Requirements: Tally the lines containing "React" and report the number alone.

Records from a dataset
________________________

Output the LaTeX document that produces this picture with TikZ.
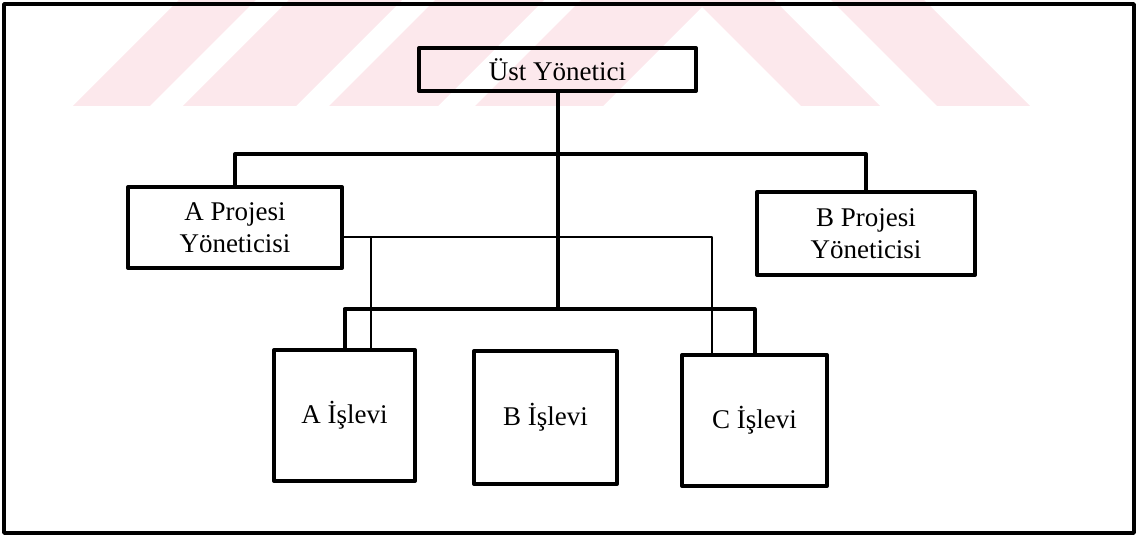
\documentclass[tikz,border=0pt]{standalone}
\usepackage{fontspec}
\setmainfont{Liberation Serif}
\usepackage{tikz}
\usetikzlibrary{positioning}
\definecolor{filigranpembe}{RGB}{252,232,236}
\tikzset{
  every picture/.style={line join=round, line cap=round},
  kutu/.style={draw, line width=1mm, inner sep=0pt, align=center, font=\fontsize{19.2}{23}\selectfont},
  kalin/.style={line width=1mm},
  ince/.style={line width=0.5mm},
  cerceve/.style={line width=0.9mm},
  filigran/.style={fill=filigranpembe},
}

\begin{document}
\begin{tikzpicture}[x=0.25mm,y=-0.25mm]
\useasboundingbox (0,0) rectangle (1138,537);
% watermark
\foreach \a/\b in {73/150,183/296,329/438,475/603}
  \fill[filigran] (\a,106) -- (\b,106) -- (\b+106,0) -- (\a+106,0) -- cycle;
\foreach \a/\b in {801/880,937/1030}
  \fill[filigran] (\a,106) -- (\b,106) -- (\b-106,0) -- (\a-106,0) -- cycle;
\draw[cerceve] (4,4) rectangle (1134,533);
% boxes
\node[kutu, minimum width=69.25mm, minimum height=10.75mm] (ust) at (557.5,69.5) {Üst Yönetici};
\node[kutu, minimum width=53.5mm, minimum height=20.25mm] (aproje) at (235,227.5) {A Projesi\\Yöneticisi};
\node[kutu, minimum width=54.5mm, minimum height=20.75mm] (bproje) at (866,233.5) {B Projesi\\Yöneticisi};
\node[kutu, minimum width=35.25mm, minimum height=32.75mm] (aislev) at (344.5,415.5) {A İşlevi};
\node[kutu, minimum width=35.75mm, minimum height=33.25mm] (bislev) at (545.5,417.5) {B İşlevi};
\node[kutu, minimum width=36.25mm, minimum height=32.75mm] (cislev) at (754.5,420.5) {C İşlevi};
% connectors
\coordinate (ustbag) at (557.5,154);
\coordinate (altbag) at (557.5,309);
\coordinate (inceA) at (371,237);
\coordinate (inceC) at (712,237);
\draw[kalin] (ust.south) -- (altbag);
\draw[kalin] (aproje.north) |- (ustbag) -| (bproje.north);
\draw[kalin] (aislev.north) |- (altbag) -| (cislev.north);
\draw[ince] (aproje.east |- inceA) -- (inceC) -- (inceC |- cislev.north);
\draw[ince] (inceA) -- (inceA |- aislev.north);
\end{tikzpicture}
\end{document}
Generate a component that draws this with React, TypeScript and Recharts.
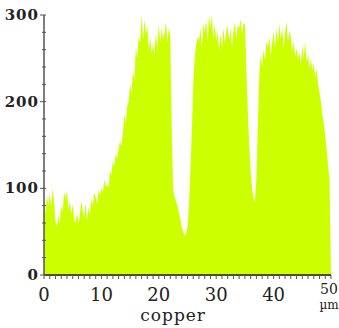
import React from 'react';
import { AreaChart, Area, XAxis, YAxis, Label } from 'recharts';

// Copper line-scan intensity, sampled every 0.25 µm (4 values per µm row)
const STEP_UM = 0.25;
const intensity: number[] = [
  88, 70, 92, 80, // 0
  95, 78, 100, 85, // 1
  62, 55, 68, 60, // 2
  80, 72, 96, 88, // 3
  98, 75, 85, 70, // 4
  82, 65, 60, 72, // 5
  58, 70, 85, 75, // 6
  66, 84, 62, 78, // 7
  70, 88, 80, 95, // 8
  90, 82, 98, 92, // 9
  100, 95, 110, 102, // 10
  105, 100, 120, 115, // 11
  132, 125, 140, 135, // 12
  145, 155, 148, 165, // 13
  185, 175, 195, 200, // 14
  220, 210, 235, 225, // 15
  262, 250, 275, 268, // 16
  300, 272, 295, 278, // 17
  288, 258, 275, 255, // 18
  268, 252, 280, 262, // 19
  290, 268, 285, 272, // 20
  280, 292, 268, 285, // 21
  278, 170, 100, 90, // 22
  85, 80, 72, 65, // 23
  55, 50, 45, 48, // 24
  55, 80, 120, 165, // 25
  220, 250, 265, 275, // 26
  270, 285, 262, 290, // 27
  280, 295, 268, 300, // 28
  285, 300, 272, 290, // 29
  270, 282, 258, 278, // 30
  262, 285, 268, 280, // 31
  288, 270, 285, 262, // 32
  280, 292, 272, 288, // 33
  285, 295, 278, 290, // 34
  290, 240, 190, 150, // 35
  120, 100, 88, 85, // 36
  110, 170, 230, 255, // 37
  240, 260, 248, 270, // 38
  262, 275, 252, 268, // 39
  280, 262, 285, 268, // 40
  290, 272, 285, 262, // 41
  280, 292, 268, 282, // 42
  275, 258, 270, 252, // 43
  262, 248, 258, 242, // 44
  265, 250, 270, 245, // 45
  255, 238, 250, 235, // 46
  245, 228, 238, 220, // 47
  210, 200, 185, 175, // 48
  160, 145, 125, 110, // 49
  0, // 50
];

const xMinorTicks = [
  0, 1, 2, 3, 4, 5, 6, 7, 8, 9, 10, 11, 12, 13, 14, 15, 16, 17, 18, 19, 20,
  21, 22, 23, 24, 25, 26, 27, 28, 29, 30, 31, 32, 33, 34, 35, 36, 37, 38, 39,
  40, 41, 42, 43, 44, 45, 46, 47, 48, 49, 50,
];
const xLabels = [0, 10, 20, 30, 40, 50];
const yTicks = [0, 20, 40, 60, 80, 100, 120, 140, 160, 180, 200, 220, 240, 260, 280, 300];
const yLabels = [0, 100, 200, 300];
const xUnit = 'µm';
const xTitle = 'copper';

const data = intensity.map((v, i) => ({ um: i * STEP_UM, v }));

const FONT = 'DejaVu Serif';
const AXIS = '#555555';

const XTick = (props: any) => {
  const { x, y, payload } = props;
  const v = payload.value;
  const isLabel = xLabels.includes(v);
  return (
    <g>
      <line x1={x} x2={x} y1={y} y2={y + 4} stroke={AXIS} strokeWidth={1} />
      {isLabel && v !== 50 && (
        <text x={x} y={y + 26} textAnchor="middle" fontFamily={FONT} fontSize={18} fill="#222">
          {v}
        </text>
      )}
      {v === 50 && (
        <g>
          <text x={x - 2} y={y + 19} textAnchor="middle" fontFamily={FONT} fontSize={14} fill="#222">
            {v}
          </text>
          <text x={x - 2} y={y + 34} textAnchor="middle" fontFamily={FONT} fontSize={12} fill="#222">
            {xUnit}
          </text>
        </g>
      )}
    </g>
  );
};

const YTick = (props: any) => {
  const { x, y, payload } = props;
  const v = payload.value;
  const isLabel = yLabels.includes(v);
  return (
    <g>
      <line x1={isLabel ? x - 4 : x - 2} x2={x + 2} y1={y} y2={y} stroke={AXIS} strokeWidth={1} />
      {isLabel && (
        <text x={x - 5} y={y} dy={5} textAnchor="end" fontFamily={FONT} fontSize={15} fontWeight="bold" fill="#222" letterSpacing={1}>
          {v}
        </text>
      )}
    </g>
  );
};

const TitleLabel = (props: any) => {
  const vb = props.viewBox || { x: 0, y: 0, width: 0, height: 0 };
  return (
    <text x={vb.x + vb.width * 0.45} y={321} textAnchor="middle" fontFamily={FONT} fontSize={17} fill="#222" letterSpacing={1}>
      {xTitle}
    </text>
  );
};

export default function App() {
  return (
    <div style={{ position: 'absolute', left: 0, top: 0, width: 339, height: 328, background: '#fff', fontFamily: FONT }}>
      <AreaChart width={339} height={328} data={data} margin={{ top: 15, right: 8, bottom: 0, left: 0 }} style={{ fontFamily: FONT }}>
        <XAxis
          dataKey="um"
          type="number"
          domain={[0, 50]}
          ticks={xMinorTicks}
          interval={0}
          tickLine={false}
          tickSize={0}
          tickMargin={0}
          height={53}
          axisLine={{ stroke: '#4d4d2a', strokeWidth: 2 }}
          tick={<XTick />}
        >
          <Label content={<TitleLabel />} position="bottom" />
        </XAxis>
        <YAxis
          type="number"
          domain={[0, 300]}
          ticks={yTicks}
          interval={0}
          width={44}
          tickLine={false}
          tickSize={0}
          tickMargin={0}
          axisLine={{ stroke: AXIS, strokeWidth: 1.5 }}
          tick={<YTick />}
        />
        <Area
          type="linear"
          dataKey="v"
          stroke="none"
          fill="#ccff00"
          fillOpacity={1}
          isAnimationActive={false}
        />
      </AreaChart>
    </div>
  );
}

________________________

Written reply: 2